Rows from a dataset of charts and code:
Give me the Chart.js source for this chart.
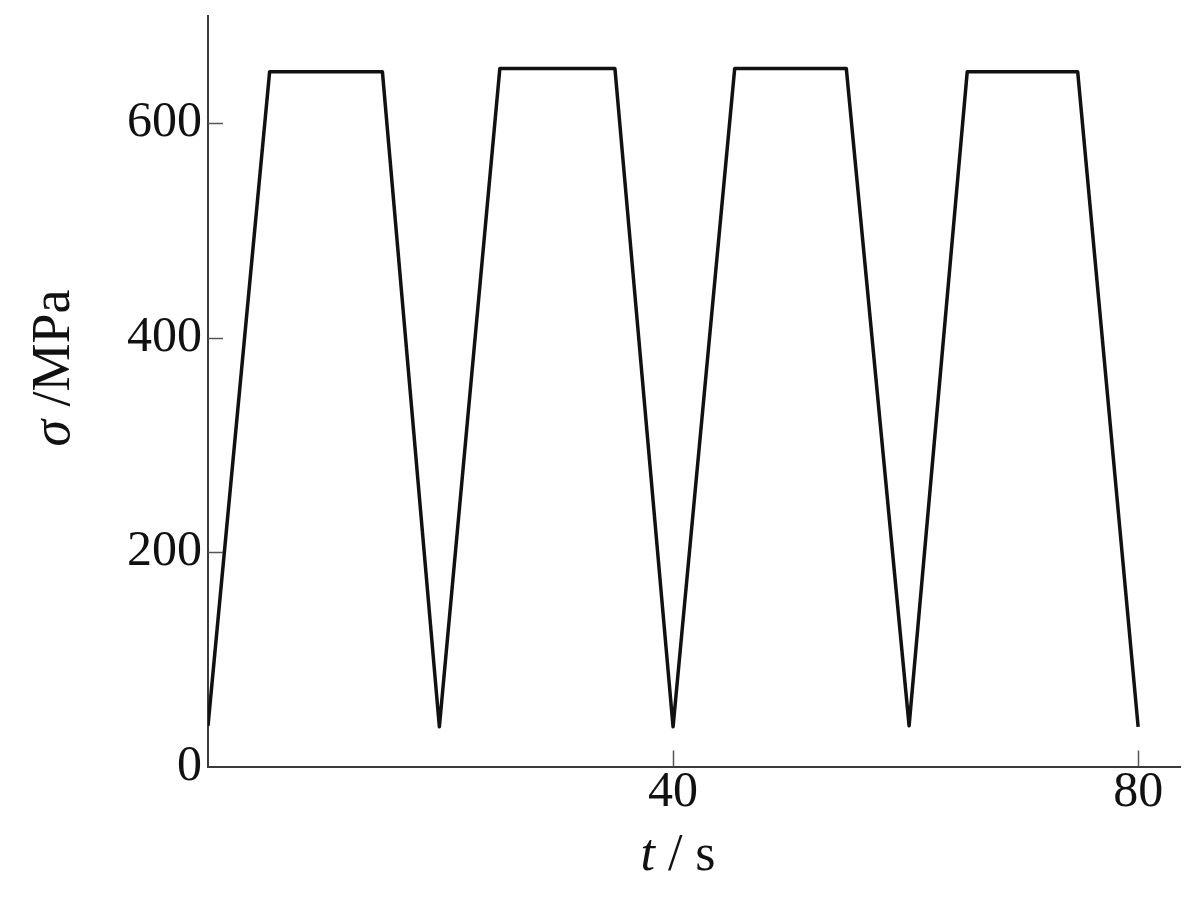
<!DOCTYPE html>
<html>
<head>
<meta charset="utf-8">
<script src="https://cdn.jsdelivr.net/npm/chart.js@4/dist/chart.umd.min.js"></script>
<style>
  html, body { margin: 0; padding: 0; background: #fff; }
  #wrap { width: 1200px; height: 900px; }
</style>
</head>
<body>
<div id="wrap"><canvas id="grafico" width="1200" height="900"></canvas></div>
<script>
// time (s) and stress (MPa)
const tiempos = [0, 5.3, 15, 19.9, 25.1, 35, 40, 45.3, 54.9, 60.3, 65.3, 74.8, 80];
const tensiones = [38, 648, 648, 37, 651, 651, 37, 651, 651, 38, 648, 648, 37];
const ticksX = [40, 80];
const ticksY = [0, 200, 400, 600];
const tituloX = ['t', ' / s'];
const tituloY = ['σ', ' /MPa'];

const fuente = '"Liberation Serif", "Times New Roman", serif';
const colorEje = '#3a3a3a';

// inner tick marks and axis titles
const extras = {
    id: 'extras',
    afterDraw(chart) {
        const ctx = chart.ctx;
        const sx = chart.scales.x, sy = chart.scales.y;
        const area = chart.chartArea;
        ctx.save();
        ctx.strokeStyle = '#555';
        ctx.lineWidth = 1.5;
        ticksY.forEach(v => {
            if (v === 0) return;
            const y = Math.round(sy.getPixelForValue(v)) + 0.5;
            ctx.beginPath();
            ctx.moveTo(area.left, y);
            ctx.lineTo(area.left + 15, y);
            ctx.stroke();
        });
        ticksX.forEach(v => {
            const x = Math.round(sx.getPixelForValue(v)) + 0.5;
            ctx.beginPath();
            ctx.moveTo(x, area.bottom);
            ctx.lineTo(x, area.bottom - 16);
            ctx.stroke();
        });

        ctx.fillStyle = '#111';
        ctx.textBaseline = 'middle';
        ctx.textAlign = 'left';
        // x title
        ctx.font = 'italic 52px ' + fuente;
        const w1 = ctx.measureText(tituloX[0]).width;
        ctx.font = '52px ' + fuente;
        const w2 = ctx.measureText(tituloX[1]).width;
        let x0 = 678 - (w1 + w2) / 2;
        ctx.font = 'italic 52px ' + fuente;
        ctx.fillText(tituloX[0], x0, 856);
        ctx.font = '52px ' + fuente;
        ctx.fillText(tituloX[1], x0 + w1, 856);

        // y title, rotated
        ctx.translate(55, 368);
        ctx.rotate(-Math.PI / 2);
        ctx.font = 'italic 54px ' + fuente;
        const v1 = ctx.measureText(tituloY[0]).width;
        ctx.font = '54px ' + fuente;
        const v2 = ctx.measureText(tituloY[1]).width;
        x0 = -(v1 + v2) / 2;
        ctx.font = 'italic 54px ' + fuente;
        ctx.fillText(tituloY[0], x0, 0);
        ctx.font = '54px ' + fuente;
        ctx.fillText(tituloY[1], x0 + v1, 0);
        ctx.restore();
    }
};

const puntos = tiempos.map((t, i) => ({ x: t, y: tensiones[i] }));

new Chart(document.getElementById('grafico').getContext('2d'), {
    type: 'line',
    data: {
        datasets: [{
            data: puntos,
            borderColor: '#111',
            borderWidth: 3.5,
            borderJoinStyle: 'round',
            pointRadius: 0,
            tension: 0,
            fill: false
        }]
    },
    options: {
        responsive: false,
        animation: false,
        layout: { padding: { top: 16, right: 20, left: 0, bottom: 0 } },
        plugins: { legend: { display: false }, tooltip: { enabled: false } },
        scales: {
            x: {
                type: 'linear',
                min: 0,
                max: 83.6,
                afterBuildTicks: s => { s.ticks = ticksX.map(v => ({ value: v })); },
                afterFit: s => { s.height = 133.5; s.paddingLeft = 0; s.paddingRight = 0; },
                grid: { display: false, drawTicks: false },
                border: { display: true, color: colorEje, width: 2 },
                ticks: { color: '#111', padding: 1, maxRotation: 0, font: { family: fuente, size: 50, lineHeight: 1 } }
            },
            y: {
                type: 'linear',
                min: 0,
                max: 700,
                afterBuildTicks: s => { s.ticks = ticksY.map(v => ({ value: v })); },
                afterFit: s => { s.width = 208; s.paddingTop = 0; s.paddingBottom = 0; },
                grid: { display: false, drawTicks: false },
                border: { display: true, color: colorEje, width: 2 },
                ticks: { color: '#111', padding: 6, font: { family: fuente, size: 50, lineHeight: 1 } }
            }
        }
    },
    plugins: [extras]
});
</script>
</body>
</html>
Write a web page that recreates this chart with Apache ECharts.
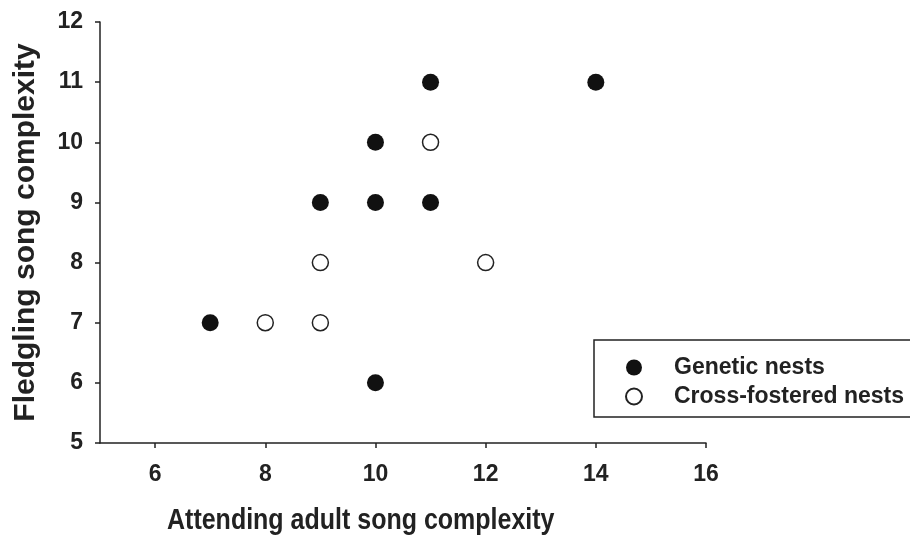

Instructions for the task: Set every line down exactly as written, leaving each picture out.

Result below:
Give me the Chart.js source for this chart.
<!DOCTYPE html>
<html>
<head>
<meta charset="utf-8">
<script src="https://cdn.jsdelivr.net/npm/chart.js@4/dist/chart.umd.min.js"></script>
<style>
  html, body { margin: 0; padding: 0; background: #fff; }
  #wrap { width: 1200px; height: 900px; }
</style>
</head>
<body>
<div id="wrap"><canvas id="grafico" width="1200" height="900"></canvas></div>
<script>
// time (s) and stress (MPa)
const tiempos = [0, 5.3, 15, 19.9, 25.1, 35, 40, 45.3, 54.9, 60.3, 65.3, 74.8, 80];
const tensiones = [38, 648, 648, 37, 651, 651, 37, 651, 651, 38, 648, 648, 37];
const ticksX = [40, 80];
const ticksY = [0, 200, 400, 600];
const tituloX = ['t', ' / s'];
const tituloY = ['σ', ' /MPa'];

const fuente = '"Liberation Serif", "Times New Roman", serif';
const colorEje = '#3a3a3a';

// inner tick marks and axis titles
const extras = {
    id: 'extras',
    afterDraw(chart) {
        const ctx = chart.ctx;
        const sx = chart.scales.x, sy = chart.scales.y;
        const area = chart.chartArea;
        ctx.save();
        ctx.strokeStyle = '#555';
        ctx.lineWidth = 1.5;
        ticksY.forEach(v => {
            if (v === 0) return;
            const y = Math.round(sy.getPixelForValue(v)) + 0.5;
            ctx.beginPath();
            ctx.moveTo(area.left, y);
            ctx.lineTo(area.left + 15, y);
            ctx.stroke();
        });
        ticksX.forEach(v => {
            const x = Math.round(sx.getPixelForValue(v)) + 0.5;
            ctx.beginPath();
            ctx.moveTo(x, area.bottom);
            ctx.lineTo(x, area.bottom - 16);
            ctx.stroke();
        });

        ctx.fillStyle = '#111';
        ctx.textBaseline = 'middle';
        ctx.textAlign = 'left';
        // x title
        ctx.font = 'italic 52px ' + fuente;
        const w1 = ctx.measureText(tituloX[0]).width;
        ctx.font = '52px ' + fuente;
        const w2 = ctx.measureText(tituloX[1]).width;
        let x0 = 678 - (w1 + w2) / 2;
        ctx.font = 'italic 52px ' + fuente;
        ctx.fillText(tituloX[0], x0, 856);
        ctx.font = '52px ' + fuente;
        ctx.fillText(tituloX[1], x0 + w1, 856);

        // y title, rotated
        ctx.translate(55, 368);
        ctx.rotate(-Math.PI / 2);
        ctx.font = 'italic 54px ' + fuente;
        const v1 = ctx.measureText(tituloY[0]).width;
        ctx.font = '54px ' + fuente;
        const v2 = ctx.measureText(tituloY[1]).width;
        x0 = -(v1 + v2) / 2;
        ctx.font = 'italic 54px ' + fuente;
        ctx.fillText(tituloY[0], x0, 0);
        ctx.font = '54px ' + fuente;
        ctx.fillText(tituloY[1], x0 + v1, 0);
        ctx.restore();
    }
};

const puntos = tiempos.map((t, i) => ({ x: t, y: tensiones[i] }));

new Chart(document.getElementById('grafico').getContext('2d'), {
    type: 'line',
    data: {
        datasets: [{
            data: puntos,
            borderColor: '#111',
            borderWidth: 3.5,
            borderJoinStyle: 'round',
            pointRadius: 0,
            tension: 0,
            fill: false
        }]
    },
    options: {
        responsive: false,
        animation: false,
        layout: { padding: { top: 16, right: 20, left: 0, bottom: 0 } },
        plugins: { legend: { display: false }, tooltip: { enabled: false } },
        scales: {
            x: {
                type: 'linear',
                min: 0,
                max: 83.6,
                afterBuildTicks: s => { s.ticks = ticksX.map(v => ({ value: v })); },
                afterFit: s => { s.height = 133.5; s.paddingLeft = 0; s.paddingRight = 0; },
                grid: { display: false, drawTicks: false },
                border: { display: true, color: colorEje, width: 2 },
                ticks: { color: '#111', padding: 1, maxRotation: 0, font: { family: fuente, size: 50, lineHeight: 1 } }
            },
            y: {
                type: 'linear',
                min: 0,
                max: 700,
                afterBuildTicks: s => { s.ticks = ticksY.map(v => ({ value: v })); },
                afterFit: s => { s.width = 208; s.paddingTop = 0; s.paddingBottom = 0; },
                grid: { display: false, drawTicks: false },
                border: { display: true, color: colorEje, width: 2 },
                ticks: { color: '#111', padding: 6, font: { family: fuente, size: 50, lineHeight: 1 } }
            }
        }
    },
    plugins: [extras]
});
</script>
</body>
</html>
Write a web page that recreates this chart with Apache ECharts.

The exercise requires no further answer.